*Work to complete*.
Produce an exact copy of the lines below that run from the line containing "What Altair code" to the line containing "of elasticity in", inclusive; any picture is omitted.
== Data in this exercise
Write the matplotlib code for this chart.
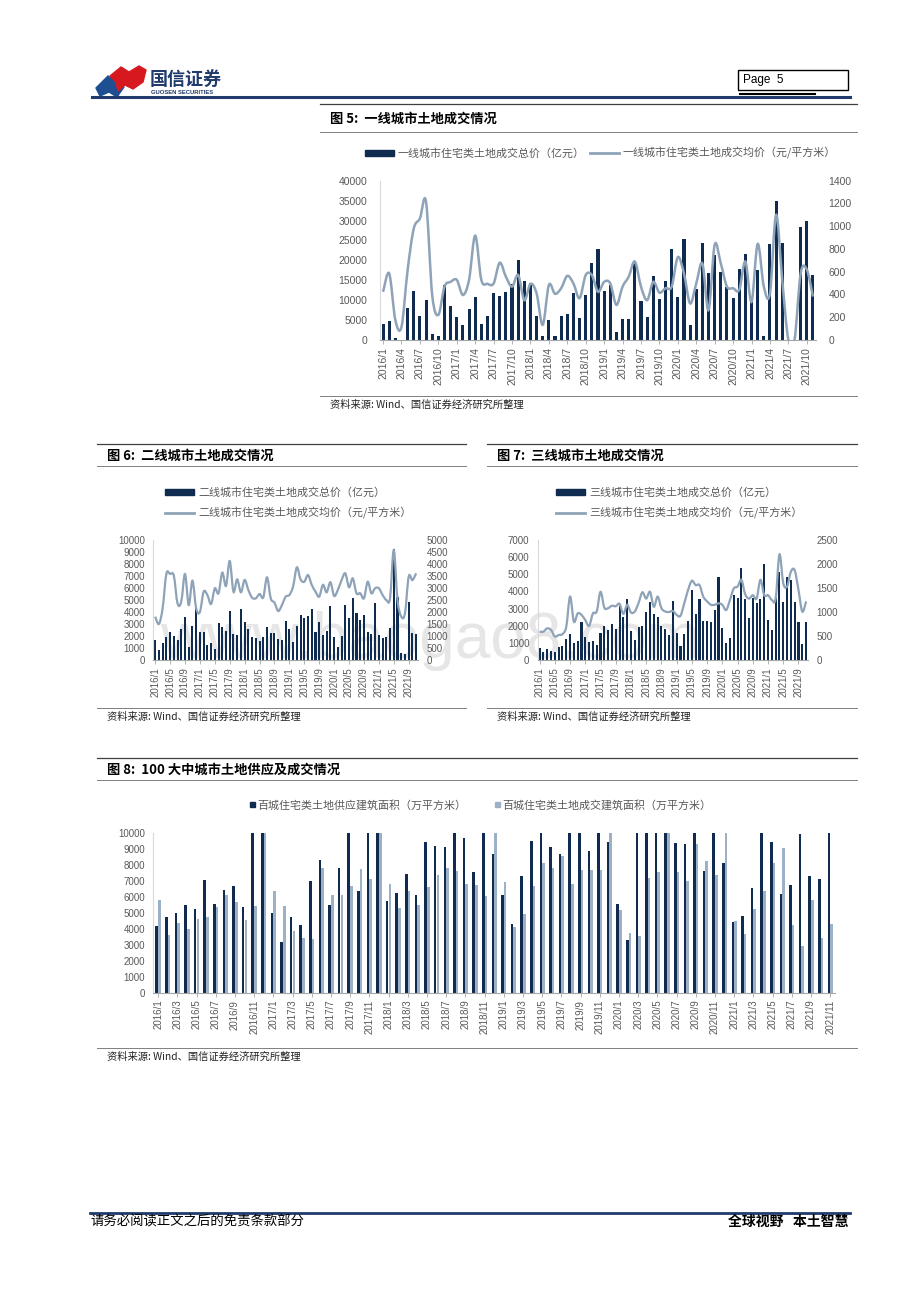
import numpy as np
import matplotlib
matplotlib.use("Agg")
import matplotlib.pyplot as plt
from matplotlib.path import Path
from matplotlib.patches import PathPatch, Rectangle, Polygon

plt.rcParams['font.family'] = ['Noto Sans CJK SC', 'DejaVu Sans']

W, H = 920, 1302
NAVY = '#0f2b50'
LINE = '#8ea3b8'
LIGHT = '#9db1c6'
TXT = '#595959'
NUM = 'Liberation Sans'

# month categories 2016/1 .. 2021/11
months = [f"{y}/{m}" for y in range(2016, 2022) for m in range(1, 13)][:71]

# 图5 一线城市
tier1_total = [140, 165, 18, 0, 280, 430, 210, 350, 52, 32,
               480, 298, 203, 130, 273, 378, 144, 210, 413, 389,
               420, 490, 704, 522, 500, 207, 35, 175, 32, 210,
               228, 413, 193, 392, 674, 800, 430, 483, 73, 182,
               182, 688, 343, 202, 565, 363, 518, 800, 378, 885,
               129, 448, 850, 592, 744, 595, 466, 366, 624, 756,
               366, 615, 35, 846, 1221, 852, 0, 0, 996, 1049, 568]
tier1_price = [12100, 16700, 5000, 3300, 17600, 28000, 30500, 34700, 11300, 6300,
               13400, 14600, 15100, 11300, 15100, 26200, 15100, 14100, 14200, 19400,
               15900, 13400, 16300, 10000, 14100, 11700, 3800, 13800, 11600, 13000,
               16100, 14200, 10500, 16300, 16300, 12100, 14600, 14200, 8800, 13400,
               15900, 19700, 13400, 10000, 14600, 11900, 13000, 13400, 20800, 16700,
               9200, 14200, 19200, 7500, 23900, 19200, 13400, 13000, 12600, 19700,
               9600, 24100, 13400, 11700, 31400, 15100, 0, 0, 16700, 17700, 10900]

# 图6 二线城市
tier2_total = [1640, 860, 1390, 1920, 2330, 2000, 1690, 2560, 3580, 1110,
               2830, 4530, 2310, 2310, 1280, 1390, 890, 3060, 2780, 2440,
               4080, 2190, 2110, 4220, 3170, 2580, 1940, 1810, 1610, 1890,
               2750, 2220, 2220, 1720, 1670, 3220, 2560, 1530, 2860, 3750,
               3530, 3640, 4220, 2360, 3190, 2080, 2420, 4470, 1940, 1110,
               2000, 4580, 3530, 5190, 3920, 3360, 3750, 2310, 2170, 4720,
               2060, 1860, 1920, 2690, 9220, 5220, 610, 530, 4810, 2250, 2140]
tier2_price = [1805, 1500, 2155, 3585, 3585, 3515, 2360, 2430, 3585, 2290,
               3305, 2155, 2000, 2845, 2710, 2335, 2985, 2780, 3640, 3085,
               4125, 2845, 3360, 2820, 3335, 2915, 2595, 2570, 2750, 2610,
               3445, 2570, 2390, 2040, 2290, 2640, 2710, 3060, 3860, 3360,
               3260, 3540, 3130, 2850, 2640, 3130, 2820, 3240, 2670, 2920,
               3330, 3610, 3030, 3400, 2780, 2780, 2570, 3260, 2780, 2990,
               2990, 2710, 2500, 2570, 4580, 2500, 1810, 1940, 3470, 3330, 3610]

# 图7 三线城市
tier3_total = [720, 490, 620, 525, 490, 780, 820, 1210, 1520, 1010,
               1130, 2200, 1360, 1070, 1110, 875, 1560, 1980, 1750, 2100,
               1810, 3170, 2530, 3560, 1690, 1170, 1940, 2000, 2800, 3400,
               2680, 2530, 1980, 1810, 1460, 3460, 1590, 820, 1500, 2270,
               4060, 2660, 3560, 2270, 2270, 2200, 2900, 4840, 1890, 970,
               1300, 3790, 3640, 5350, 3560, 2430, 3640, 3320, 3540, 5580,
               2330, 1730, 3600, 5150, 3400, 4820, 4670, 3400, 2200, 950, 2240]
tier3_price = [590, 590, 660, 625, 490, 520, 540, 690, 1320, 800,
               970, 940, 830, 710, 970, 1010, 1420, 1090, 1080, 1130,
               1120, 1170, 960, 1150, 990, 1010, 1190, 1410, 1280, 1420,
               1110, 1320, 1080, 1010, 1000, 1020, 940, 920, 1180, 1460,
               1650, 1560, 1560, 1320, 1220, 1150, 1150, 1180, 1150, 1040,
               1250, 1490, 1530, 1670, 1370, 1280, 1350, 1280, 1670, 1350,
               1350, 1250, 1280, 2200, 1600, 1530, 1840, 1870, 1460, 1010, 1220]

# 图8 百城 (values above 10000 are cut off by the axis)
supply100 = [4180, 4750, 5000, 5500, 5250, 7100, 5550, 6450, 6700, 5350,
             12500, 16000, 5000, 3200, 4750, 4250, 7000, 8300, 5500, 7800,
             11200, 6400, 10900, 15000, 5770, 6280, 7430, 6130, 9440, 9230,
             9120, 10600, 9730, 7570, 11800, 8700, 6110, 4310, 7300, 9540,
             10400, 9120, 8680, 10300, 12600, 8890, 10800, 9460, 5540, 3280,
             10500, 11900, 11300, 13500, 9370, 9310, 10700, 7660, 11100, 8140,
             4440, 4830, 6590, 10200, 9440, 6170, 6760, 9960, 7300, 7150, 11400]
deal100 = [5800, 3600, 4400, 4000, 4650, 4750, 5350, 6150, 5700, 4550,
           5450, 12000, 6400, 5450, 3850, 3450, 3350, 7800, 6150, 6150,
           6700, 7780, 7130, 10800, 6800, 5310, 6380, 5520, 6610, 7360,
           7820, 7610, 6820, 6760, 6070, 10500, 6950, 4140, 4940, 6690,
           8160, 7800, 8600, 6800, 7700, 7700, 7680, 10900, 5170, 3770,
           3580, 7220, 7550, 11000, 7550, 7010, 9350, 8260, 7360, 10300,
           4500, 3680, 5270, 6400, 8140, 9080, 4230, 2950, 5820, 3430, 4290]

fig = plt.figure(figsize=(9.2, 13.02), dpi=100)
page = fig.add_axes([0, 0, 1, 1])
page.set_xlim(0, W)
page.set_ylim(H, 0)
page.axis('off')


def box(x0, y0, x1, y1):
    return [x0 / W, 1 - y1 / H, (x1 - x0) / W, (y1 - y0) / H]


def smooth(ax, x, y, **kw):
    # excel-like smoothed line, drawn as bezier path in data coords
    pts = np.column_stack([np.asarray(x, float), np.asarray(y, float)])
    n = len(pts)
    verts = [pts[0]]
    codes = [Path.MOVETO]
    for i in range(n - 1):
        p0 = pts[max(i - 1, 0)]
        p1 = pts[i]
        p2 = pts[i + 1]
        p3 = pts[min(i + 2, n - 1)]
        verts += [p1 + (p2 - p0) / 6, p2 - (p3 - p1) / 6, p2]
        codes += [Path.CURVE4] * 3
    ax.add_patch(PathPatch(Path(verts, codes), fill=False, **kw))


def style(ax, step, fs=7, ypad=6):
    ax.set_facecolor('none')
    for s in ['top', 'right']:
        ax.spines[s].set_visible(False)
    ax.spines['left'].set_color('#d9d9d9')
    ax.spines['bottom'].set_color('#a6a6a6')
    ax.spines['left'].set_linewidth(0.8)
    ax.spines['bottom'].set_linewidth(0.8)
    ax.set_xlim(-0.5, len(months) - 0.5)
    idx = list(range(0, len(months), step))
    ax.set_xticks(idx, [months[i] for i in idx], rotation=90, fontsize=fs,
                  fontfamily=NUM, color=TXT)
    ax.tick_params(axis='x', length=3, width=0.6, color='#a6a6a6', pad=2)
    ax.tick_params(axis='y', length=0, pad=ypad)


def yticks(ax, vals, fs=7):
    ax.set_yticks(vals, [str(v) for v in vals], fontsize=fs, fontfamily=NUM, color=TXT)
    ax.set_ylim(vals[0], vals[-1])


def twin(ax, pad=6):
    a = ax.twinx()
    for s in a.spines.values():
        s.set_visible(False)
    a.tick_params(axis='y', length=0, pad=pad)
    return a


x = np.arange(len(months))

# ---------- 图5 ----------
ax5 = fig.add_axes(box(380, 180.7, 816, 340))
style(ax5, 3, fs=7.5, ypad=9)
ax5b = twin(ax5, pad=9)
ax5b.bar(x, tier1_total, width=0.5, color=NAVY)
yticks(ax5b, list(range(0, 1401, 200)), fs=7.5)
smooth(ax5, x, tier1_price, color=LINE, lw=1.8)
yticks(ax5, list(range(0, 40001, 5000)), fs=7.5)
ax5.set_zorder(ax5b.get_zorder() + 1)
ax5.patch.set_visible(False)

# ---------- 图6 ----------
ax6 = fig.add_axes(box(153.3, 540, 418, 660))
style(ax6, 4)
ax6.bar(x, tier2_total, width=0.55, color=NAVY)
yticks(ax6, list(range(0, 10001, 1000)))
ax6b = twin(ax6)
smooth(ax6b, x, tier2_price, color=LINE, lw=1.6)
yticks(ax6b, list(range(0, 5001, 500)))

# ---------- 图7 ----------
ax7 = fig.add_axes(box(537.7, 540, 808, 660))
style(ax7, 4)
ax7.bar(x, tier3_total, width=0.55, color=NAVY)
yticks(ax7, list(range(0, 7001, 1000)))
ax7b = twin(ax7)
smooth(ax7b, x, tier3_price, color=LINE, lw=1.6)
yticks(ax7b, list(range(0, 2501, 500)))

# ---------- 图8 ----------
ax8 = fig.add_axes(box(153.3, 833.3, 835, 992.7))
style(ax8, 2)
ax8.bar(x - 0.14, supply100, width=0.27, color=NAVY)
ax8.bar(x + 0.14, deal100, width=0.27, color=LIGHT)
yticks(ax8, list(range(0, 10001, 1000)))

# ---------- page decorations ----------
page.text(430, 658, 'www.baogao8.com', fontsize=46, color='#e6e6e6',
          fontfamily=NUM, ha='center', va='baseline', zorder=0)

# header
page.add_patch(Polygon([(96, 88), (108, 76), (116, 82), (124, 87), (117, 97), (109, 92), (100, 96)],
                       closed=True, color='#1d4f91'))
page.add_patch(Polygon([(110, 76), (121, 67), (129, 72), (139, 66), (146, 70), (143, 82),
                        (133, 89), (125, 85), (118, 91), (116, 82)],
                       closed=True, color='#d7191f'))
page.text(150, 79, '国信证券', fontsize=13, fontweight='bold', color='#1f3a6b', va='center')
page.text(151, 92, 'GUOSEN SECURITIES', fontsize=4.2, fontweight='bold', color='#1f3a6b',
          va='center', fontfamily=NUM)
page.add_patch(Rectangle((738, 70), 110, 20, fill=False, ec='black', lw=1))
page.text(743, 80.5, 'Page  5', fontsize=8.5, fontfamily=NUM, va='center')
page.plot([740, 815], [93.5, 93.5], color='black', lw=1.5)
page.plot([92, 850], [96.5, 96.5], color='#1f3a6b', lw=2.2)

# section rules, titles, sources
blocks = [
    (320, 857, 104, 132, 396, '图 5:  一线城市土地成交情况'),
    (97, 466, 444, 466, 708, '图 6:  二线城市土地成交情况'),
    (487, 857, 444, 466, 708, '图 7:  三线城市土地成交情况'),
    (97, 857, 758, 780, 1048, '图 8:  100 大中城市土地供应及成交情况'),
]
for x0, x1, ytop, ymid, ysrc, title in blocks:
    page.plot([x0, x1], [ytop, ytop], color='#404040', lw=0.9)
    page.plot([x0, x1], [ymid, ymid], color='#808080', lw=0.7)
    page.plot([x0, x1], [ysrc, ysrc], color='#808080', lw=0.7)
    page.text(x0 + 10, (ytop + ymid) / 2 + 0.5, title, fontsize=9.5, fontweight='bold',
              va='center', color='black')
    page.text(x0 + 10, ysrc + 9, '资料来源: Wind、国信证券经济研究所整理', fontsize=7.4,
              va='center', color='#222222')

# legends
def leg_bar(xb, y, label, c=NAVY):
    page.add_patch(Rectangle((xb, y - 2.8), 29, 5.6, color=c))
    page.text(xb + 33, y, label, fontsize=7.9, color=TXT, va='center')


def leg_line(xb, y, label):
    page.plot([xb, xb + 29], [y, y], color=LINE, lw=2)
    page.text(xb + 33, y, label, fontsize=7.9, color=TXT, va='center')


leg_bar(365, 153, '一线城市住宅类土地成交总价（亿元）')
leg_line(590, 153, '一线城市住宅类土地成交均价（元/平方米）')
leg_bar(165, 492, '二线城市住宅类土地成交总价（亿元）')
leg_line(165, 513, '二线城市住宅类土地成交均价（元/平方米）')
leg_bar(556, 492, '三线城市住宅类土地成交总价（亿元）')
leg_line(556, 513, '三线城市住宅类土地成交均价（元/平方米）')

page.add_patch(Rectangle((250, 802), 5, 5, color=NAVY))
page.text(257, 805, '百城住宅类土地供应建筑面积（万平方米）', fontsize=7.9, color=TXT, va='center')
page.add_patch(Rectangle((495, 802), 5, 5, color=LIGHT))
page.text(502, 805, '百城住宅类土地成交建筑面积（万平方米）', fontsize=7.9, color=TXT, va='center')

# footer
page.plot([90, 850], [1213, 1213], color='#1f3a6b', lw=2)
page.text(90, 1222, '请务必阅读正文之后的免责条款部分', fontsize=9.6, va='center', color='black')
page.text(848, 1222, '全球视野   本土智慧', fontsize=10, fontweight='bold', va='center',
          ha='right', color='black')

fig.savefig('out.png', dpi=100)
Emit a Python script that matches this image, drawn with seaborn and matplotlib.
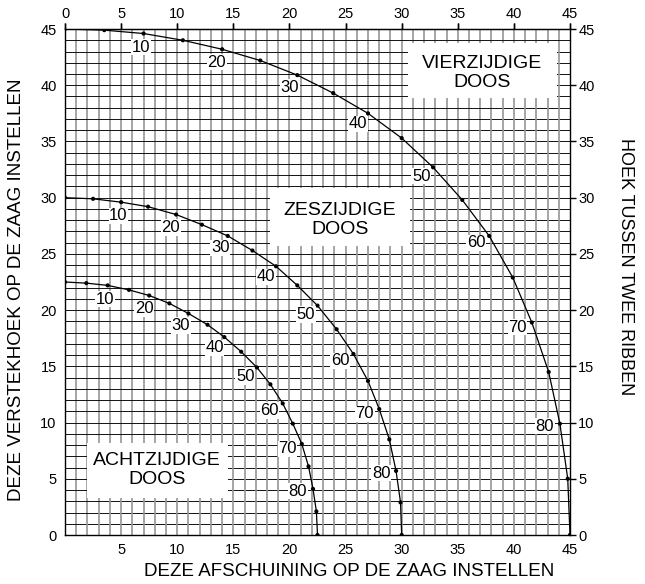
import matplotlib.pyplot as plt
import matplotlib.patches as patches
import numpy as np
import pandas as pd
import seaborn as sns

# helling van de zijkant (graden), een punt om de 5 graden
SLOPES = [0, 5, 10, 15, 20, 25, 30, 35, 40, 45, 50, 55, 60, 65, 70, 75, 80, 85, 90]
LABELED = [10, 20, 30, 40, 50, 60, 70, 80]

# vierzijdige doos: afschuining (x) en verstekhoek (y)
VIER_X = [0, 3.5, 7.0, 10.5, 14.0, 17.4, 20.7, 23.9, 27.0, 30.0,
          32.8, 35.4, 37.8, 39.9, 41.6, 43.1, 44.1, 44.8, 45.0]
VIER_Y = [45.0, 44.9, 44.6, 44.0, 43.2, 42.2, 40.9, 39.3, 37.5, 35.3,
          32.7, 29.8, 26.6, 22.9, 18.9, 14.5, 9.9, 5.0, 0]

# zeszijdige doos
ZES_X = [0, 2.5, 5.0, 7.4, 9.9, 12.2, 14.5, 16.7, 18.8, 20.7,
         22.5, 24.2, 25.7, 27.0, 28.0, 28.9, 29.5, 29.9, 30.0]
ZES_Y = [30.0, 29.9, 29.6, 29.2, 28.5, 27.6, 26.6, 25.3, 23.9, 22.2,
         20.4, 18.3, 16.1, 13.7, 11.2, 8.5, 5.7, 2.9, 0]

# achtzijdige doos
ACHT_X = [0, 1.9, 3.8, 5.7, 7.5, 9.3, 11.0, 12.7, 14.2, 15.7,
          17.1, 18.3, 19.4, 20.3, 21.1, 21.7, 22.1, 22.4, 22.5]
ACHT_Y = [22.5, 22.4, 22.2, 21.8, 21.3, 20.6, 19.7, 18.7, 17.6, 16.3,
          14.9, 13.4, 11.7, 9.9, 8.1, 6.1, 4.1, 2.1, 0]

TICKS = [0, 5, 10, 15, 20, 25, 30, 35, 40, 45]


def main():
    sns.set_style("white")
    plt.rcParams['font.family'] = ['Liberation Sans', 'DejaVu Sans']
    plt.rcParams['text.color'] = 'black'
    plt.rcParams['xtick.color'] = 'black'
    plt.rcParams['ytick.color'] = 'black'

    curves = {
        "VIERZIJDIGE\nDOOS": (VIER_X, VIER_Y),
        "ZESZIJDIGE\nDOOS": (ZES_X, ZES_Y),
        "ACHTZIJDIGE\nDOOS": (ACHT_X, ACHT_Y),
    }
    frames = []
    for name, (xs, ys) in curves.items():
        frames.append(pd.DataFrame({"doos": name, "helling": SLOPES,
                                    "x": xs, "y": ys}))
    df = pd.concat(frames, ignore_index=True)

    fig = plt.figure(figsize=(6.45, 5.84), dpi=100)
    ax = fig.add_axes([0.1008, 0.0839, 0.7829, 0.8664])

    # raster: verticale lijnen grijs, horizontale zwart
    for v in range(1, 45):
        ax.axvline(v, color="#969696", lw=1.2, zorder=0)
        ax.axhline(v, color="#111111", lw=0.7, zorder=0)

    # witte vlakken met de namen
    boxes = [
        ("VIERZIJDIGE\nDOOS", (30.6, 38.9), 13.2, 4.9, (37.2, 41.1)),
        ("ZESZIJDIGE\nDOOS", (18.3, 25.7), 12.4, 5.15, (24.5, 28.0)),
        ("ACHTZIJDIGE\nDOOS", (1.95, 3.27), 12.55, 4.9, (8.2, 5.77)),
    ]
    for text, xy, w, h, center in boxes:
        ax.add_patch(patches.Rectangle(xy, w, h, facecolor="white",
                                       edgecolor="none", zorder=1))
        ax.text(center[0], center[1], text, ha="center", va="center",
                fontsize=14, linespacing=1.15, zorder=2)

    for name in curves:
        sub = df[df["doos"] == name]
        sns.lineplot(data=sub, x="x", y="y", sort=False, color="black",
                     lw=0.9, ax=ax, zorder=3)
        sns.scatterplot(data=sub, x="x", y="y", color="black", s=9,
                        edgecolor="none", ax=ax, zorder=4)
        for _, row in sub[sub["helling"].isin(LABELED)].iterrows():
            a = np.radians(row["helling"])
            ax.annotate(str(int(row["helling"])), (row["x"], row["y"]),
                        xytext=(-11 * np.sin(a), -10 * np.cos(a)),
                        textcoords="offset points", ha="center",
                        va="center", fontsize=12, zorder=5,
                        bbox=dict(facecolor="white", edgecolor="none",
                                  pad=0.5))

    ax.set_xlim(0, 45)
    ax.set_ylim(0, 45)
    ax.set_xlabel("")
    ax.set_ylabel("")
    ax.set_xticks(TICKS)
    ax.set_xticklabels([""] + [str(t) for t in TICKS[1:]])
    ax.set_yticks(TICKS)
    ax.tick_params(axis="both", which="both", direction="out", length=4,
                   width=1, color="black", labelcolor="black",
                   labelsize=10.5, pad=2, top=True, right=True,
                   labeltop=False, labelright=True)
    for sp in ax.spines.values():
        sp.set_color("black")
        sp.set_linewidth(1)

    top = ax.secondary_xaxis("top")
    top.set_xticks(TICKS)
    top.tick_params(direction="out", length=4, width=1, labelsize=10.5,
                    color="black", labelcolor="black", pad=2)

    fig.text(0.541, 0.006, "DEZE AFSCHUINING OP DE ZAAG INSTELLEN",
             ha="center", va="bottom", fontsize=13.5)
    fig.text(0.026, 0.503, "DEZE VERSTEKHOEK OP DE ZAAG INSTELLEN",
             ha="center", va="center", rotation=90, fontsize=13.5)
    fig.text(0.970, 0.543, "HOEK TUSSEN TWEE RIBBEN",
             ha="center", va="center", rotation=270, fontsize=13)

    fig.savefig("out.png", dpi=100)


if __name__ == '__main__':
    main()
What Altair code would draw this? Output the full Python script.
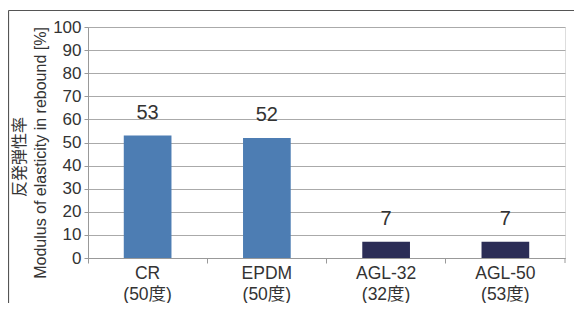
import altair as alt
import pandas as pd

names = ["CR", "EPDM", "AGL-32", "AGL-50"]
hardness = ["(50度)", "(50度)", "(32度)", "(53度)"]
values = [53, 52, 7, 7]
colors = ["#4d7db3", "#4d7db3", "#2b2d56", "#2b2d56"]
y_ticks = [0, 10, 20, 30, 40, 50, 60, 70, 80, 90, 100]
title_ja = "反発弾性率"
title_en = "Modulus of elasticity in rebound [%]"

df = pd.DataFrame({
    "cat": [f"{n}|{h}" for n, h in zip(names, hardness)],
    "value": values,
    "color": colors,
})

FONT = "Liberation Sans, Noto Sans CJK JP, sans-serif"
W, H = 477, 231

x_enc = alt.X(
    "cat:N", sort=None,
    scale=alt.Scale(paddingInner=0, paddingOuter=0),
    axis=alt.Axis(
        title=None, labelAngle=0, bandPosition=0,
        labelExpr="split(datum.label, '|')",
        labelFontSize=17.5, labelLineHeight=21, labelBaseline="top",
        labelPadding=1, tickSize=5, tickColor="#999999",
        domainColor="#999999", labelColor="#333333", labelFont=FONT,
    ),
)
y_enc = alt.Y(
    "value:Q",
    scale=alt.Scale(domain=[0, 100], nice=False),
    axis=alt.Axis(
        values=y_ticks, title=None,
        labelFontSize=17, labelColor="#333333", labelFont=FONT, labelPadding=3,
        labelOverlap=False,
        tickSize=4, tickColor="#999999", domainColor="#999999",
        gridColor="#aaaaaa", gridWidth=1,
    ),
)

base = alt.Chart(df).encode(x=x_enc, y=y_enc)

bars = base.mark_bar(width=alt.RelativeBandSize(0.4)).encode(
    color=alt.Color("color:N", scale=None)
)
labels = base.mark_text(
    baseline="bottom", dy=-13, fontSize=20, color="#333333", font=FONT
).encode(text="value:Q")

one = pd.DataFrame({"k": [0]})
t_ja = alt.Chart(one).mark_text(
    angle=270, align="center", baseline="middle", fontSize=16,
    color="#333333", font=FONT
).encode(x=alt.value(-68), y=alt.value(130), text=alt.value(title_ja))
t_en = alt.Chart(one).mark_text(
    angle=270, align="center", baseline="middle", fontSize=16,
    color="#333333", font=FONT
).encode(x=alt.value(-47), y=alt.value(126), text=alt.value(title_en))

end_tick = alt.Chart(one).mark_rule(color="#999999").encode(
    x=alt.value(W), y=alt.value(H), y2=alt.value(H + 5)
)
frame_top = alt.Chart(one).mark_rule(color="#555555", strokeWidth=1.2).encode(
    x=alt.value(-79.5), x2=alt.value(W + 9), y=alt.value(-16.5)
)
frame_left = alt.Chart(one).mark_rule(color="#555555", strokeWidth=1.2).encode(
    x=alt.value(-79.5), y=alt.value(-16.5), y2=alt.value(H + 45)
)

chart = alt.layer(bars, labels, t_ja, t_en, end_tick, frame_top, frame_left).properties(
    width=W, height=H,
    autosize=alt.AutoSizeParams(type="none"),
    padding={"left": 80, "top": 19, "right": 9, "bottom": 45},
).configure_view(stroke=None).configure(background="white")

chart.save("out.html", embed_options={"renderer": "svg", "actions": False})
====
*Written response*.
What Altair code would draw this? Output the full Python script.
import altair as alt
import pandas as pd

names = ["CR", "EPDM", "AGL-32", "AGL-50"]
hardness = ["(50度)", "(50度)", "(32度)", "(53度)"]
values = [53, 52, 7, 7]
colors = ["#4d7db3", "#4d7db3", "#2b2d56", "#2b2d56"]
y_ticks = [0, 10, 20, 30, 40, 50, 60, 70, 80, 90, 100]
title_ja = "反発弾性率"
title_en = "Modulus of elasticity in rebound [%]"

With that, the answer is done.